Re: [syzbot] INFO: rcu detected stall in syscall_exit_to_user_mode

From: Dmitry Vyukov
Date: Wed Sep 15 2021 - 05:14:23 EST


On Wed, 15 Sept 2021 at 10:57, Thomas Gleixner <tglx@xxxxxxxxxxxxx> wrote:
>
> On Tue, Sep 14 2021 at 20:00, Dmitry Vyukov wrote:
> > On Tue, 14 Sept 2021 at 16:58, Thomas Gleixner <tglx@xxxxxxxxxxxxx> wrote:
> >> Now what happens when the mac80211 callback rearms the timer so it
> >> expires immediately again:
> >>
> >> hrtimer_forward(&data->beacon_timer, hrtimer_get_expires(timer),
> >> ns_to_ktime(bcn_int * NSEC_PER_USEC));
> >>
> >> bcn is a user space controlled value. Now lets assume that bcn_int is <=1,
> >> which would certainly cause the loop in hrtimer_run_queues() to keeping
> >> looping forever.
> >>
> >> That should be easy to verify by implementing a simple test which
> >> reschedules a hrtimer from the callback with a expiry time close to now.
> >>
> >> Not today as I'm about to head home to fire up the pizza oven.
> >
> > This question definitely shouldn't take priority over the pizza. But I
> > think I saw this "rearm a timer with a user-controlled value without
> > any checks" pattern lots of times and hangs are inherently harder to
> > localize and reproduce.

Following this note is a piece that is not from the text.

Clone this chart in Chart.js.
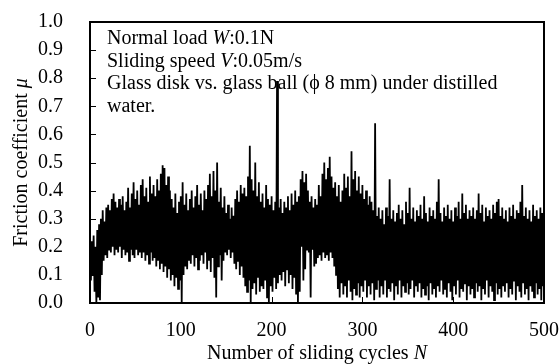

So I wonder if it makes sense to add a debug
> > config that would catch such cases right when the timer is set up
> > (issue a WARNING)?
>
> Yes and no. It's hard to differentiate between a valid short expiry
> rearm and something which is caused by unchecked values. I have some
> ideas but all of them are expensive and therefore probably debug
> only. Which is actually better than nothing :)
>
> > However, for automated testing there is the usual question of
> > balancing between false positives and false negatives. The check
> > should not produce false positives, but at the same time it should
> > catch [almost] all actual stalls so that they don't manifest as
> > duplicate stall reports.
>
> Right. The problem could be even there with checked values:
>
> start_timer(1ms)
> timer_expires()
> callback()
> forward_timer(timer, now, period(1ms));
>
> which might be perfectly fine with a production kernel as it leaves
> enough time to make overall progress.
>
> Now with a full debug kernel with all bells and whistels that callback
> might just run into this situation:
>
> start_timer(1ms) T0
> timer_expires() T1
> callback()
> do_stuff()
> forward_timer(timer, TNOW, period(1ms));
>
>
> T1 - T0 = 1.001ms
> TNOW - T1 = 0.998 ms
>
> So the forward will just rearm it to T0 + 2ms which means it expires in
> 1us.
>
> > If I understand it correctly the timer is not actually set up as
> > periodic, but rather each callback invocation arms it again. Setting
> > up a timer for 1 ns _once_ (or few times) is probably fine (right?),
> > so the check needs to be somewhat more elaborate and detect "infinite"
> > rearming.
>
> Yes.
>
> That made me actually look at that mac80211_hwsim callback again.
>
> hrtimer_forward(&data->beacon_timer, hrtimer_get_expires(timer),
> ns_to_ktime(bcn_int * NSEC_PER_USEC));
>
> So what this does is really wrong because it tries to schedule the timer
> on the theoretical periodic timeline. Which goes really south once the
> timer is late or the callback execution took longer than the
> period. Hypervisors scheduling out a VCPU at the wrong place will do
> that for you nicely.

Nice!

You mentioned that hrtimer_run_queues() may not return. Does it mean
that it can just loop executing the same re-armed callback again and
again? Maybe then the debug check condition should be that
hrtimer_run_queues() runs the same callback more than N times w/o
returning?


> What this actually should use is hrtimer_forward_now() which prevents
> that problem because it will forward the timer in the periodic schedule
> beyond now. That won't prevent the above corner case, but I doubt you
> can create an endless loop with that scenario as easy as you can with
> trying to catch up on your theoretical timeline by using the previous
> expiry time as a base for the forward. Patch below.
>
> /me goes off to audit hrtimer_forward() usage. Sigh...
>
> After that figure out ways to debug or even prevent this. More sigh...
>
> Thanks,
>
> tglx
> ---
> drivers/net/wireless/mac80211_hwsim.c | 4 ++--
> 1 file changed, 2 insertions(+), 2 deletions(-)
>
> --- a/drivers/net/wireless/mac80211_hwsim.c
> +++ b/drivers/net/wireless/mac80211_hwsim.c
> @@ -1867,8 +1867,8 @@ mac80211_hwsim_beacon(struct hrtimer *ti
> bcn_int -= data->bcn_delta;
> data->bcn_delta = 0;
> }
> - hrtimer_forward(&data->beacon_timer, hrtimer_get_expires(timer),
> - ns_to_ktime(bcn_int * NSEC_PER_USEC));
> + hrtimer_forward_now(&data->beacon_timer,
> + ns_to_ktime(bcn_int * NSEC_PER_USEC));
> return HRTIMER_RESTART;
> }
>